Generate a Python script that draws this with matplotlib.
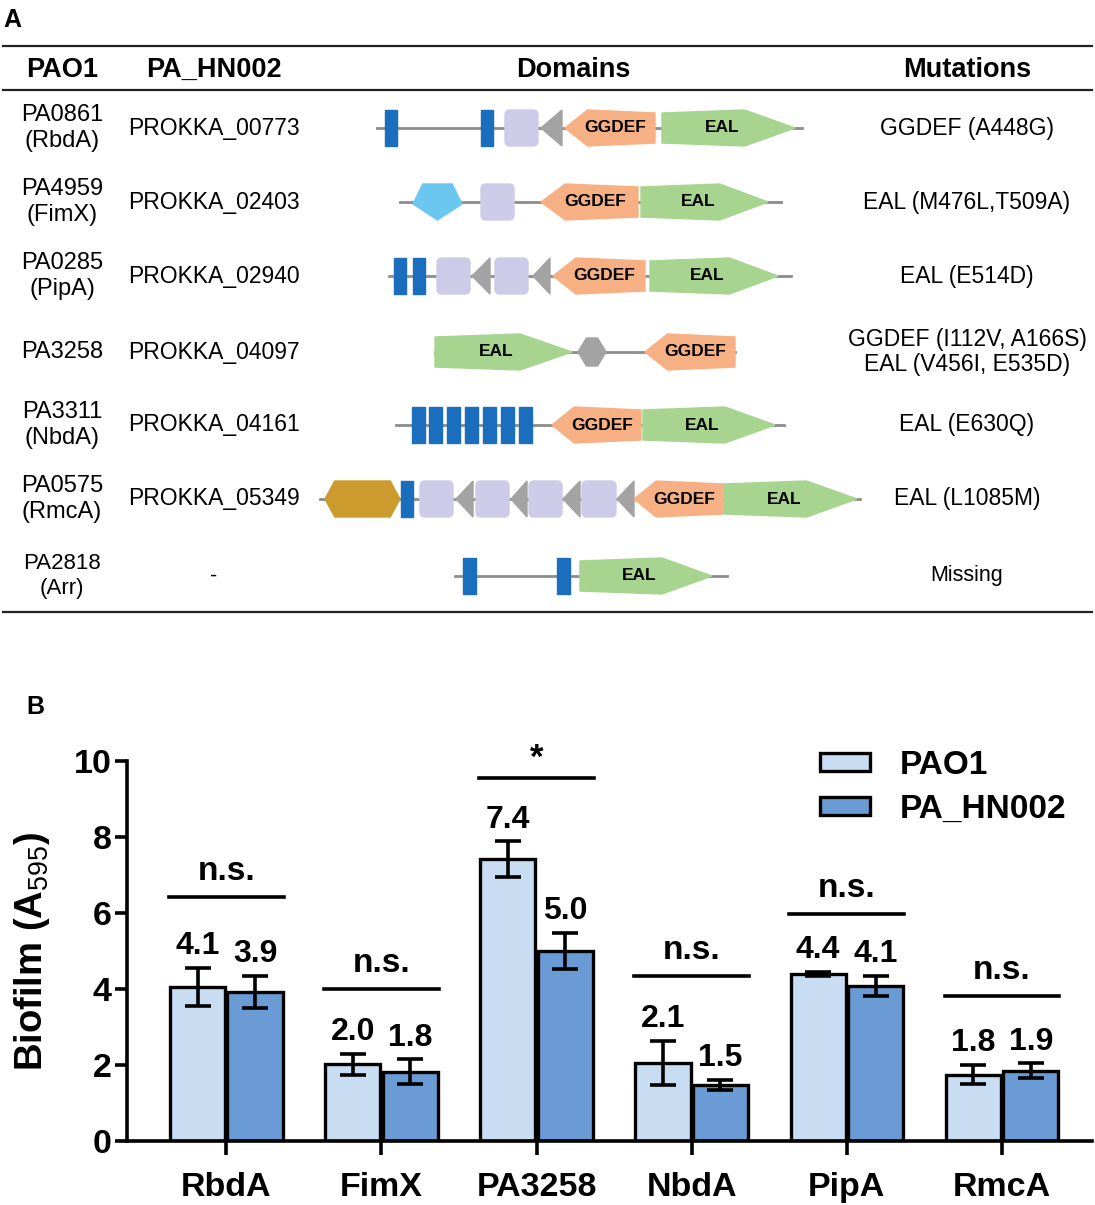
import matplotlib
matplotlib.use("Agg")
import matplotlib.pyplot as plt
from matplotlib.patches import Polygon, Rectangle, FancyBboxPatch
import numpy as np

plt.rcParams['font.family'] = ['Liberation Sans', 'DejaVu Sans']
plt.rcParams['mathtext.fontset'] = 'custom'
plt.rcParams['mathtext.rm'] = 'Liberation Sans'
plt.rcParams['mathtext.bf'] = 'Liberation Sans:bold'

# ---- panel A table contents ----
pao1_ids = ["PA0861\n(RbdA)", "PA4959\n(FimX)", "PA0285\n(PipA)", "PA3258",
            "PA3311\n(NbdA)", "PA0575\n(RmcA)", "PA2818\n(Arr)"]
hn002_ids = ["PROKKA_00773", "PROKKA_02403", "PROKKA_02940", "PROKKA_04097",
             "PROKKA_04161", "PROKKA_05349", "-"]
mutations = ["GGDEF (A448G)", "EAL (M476L,T509A)", "EAL (E514D)",
             "GGDEF (I112V, A166S)\nEAL (V456I, E535D)", "EAL (E630Q)",
             "EAL (L1085M)", "Missing"]

# domain architecture per protein: (domain, start, end) along the schematic
rbda_dom = [('tm', 385, 397), ('tm', 481, 493), ('pas', 505, 538), ('pac', 541, 562),
            ('ggdef', 565, 655), ('eal', 662, 795)]
fimx_dom = [('rec', 413, 462), ('pas', 481, 514), ('ggdef', 541, 638), ('eal', 641, 768)]
pipa_dom = [('tm', 394, 406), ('tm', 413, 425), ('pas', 437, 470), ('pac', 472, 490),
            ('pas', 495, 528), ('pac', 533, 550), ('ggdef', 553, 645), ('eal', 650, 778)]
pa3258_dom = [('eal', 435, 572), ('hex', 578, 606), ('ggdef', 645, 735)]
nbda_dom = [('tm', 412, 425), ('tm', 429, 442), ('tm', 447, 460), ('tm', 465, 478),
            ('tm', 483, 496), ('tm', 501, 514), ('tm', 519, 532),
            ('ggdef', 552, 641), ('eal', 643, 775)]
rmca_dom = [('gold', 325, 400), ('tm', 401, 413), ('pas', 420, 453), ('pac', 456, 473),
            ('pas', 476, 509), ('pac', 511, 527), ('pas', 529, 562), ('pac', 563, 580),
            ('pas', 582, 616), ('pac', 617, 634), ('ggdef', 634, 723), ('eal', 724, 857)]
arr_dom = [('tm', 463, 476), ('tm', 557, 570), ('eal', 580, 712)]
domains = [rbda_dom, fimx_dom, pipa_dom, pa3258_dom, nbda_dom, rmca_dom, arr_dom]
backbones = [(377, 802), (400, 781), (389, 791), (435, 735), (396, 784), (320, 860), (455, 727)]

# ---- panel B data ----
genes = ["RbdA", "FimX", "PA3258", "NbdA", "PipA", "RmcA"]
pao1_vals = [4.05, 2.02, 7.42, 2.05, 4.40, 1.75]
pao1_err = [0.50, 0.27, 0.47, 0.58, 0.06, 0.26]
hn002_vals = [3.93, 1.82, 5.00, 1.47, 4.08, 1.85]
hn002_err = [0.42, 0.33, 0.48, 0.14, 0.27, 0.19]
pao1_lbl = ["4.1", "2.0", "7.4", "2.1", "4.4", "1.8"]
hn002_lbl = ["3.9", "1.8", "5.0", "1.5", "4.1", "1.9"]
sig_height = [6.42, 4.0, 9.55, 4.34, 5.97, 3.82]
sig_text = ["n.s.", "n.s.", "*", "n.s.", "n.s.", "n.s."]

colors = {'tm': '#1A6EBD', 'pas': '#CECBE8', 'pac': '#A3A3A3', 'ggdef': '#F6B084',
          'eal': '#A7D48E', 'rec': '#6BC7F0', 'gold': '#CC9B2D', 'hex': '#A3A3A3'}


def draw_domain(ax, kind, x0, x1, y):
    w = x1 - x0
    h = 18
    c = colors[kind]
    if kind == 'tm':
        ax.add_patch(Rectangle((x0, y - h), w, 2 * h, color=c, zorder=2))
    elif kind == 'pas':
        r = 5
        ax.add_patch(FancyBboxPatch((x0 + r, y - h + r), w - 2 * r, 2 * h - 2 * r,
                                    boxstyle=f"round,pad={r}", color=c, zorder=2))
    elif kind == 'pac':
        ax.add_patch(Polygon([(x0, y), (x1, y - h), (x1, y + h)], color=c, zorder=2))
    elif kind == 'ggdef':
        pts = [(x0, y), (x0 + 0.25 * w, y - h), (x1, y - h + 3), (x1, y + h - 3),
               (x0 + 0.25 * w, y + h)]
        ax.add_patch(Polygon(pts, color=c, zorder=2))
        ax.text(x0 + 0.56 * w, y, "GGDEF", ha='center', va='center', fontsize=12.5,
                fontweight='bold', zorder=3)
    elif kind == 'eal':
        pts = [(x0, y - h + 3), (x0 + 0.62 * w, y - h), (x1, y), (x0 + 0.62 * w, y + h),
               (x0, y + h - 3)]
        ax.add_patch(Polygon(pts, color=c, zorder=2))
        ax.text(x0 + 0.45 * w, y, "EAL", ha='center', va='center', fontsize=12.5,
                fontweight='bold', zorder=3)
    elif kind == 'rec':
        xc = (x0 + x1) / 2
        pts = [(x0 + 0.2 * w, y - h), (x1 - 0.2 * w, y - h), (x1, y + 2), (xc, y + h),
               (x0, y + 2)]
        ax.add_patch(Polygon(pts, color=c, zorder=2))
    elif kind in ('gold', 'hex'):
        k = 0.13 if kind == 'gold' else 0.3
        hh = h if kind == 'gold' else 14
        pts = [(x0, y), (x0 + k * w, y - hh), (x1 - k * w, y - hh), (x1, y),
               (x1 - k * w, y + hh), (x0 + k * w, y + hh)]
        ax.add_patch(Polygon(pts, color=c, zorder=2))


fig = plt.figure(figsize=(10.95, 12.05), dpi=100)

# ---- panel A ----
ax0 = fig.add_axes([0, 0, 1, 1])
ax0.set_xlim(0, 1095)
ax0.set_ylim(1205, 0)
ax0.axis('off')

ax0.text(12, 20, "A", fontsize=18, fontweight='bold', ha='center', va='center')
for yl in (46, 90, 612):
    ax0.plot([3, 1092], [yl, yl], color='#222222', lw=1.6)

head_y = 70
for xh, t in zip((62, 214, 573, 967), ("PAO1", "PA_HN002", "Domains", "Mutations")):
    ax0.text(xh, head_y, t, fontsize=19.5, fontweight='bold', ha='center', va='center')

row_y = [128, 202, 276, 352, 425, 499, 576]
for i, y in enumerate(row_y):
    fs = 15.5 if i == 6 else 16.5
    ax0.text(62, y, pao1_ids[i], fontsize=fs + 0.5, ha='center', va='center', linespacing=1.22)
    ax0.text(214, y, hn002_ids[i], fontsize=fs, ha='center', va='center')
    ax0.text(967, y, mutations[i], fontsize=fs, ha='center', va='center', linespacing=1.15)
    b0, b1 = backbones[i]
    ax0.plot([b0, b1], [y, y], color='#8C8C8C', lw=2, zorder=1)
    for kind, x0, x1 in domains[i]:
        draw_domain(ax0, kind, x0, x1, y)

# ---- panel B ----
ax0.text(35, 707, "B", fontsize=18, fontweight='bold', ha='center', va='center')

ax = fig.add_axes([127 / 1095, (1205 - 1141) / 1205, (1092 - 127) / 1095, 380 / 1205])
x = np.arange(len(genes))
bw = 0.355
off = 0.185
ekw = dict(elinewidth=2.6, capsize=9.5, capthick=2.6, ecolor='black')
b1 = ax.bar(x - off, pao1_vals, bw, yerr=pao1_err, color='#C9DDF2', edgecolor='black',
            linewidth=2.4, error_kw=ekw, label='PAO1', zorder=2)
b2 = ax.bar(x + off, hn002_vals, bw, yerr=hn002_err, color='#6A9BD4', edgecolor='black',
            linewidth=2.4, error_kw=ekw, label='PA_HN002', zorder=2)

for i in range(len(genes)):
    ax.text(x[i] - off, pao1_vals[i] + pao1_err[i] + 0.36, pao1_lbl[i], ha='center',
            va='baseline', fontsize=23, fontweight='bold')
    ax.text(x[i] + off, hn002_vals[i] + hn002_err[i] + 0.36, hn002_lbl[i], ha='center',
            va='baseline', fontsize=23, fontweight='bold')
    ax.plot([x[i] - 0.37, x[i] + 0.37], [sig_height[i], sig_height[i]], color='black',
            lw=2.6, clip_on=False)
    dy = 0.28 if sig_text[i] == '*' else 0.45
    ax.text(x[i], sig_height[i] + dy, sig_text[i], ha='center', va='baseline',
            fontsize=25 if sig_text[i] == '*' else 24, fontweight='bold', clip_on=False)

ax.set_xlim(-0.64, 5.58)
ax.set_ylim(0, 10)
ax.set_yticks([0, 2, 4, 6, 8, 10])
ax.set_xticks(x)
ax.set_xticklabels(genes)
for s in ('top', 'right'):
    ax.spines[s].set_visible(False)
for s in ('left', 'bottom'):
    ax.spines[s].set_linewidth(2.6)
ax.tick_params(axis='y', width=2.6, length=9, pad=2, labelsize=24.5)
ax.tick_params(axis='x', width=2.6, length=10, pad=12, labelsize=24.5)
for lab in ax.get_xticklabels() + ax.get_yticklabels():
    lab.set_fontweight('bold')

fig.text(32 / 1095, 1 - 952 / 1205, r"Biofilm (A$_{\mathrm{595}}$)", rotation=90,
         fontsize=27.5, fontweight='bold', ha='center', va='center')

ax.legend(handles=[b1, b2], loc='upper left', frameon=False,
          bbox_to_anchor=(820 / 1095, 1 - 750 / 1205), bbox_transform=fig.transFigure,
          borderpad=0, borderaxespad=0, handlelength=1.5, handleheight=0.45,
          handletextpad=0.9, labelspacing=0.38,
          prop={'weight': 'bold', 'size': 24})

fig.savefig("out.png", dpi=100)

> _Aim of the task_
Reproduce exactly the run of lines that opens the listing and closes with the line holding "plt.rcParams['mathtext.bf'] = 'Liberation". Pictures are excluded.

> _Written solution_
Generate a Python script that draws this with matplotlib.
import matplotlib
matplotlib.use("Agg")
import matplotlib.pyplot as plt
from matplotlib.patches import Polygon, Rectangle, FancyBboxPatch
import numpy as np

plt.rcParams['font.family'] = ['Liberation Sans', 'DejaVu Sans']
plt.rcParams['mathtext.fontset'] = 'custom'
plt.rcParams['mathtext.rm'] = 'Liberation Sans'
plt.rcParams['mathtext.bf'] = 'Liberation Sans:bold'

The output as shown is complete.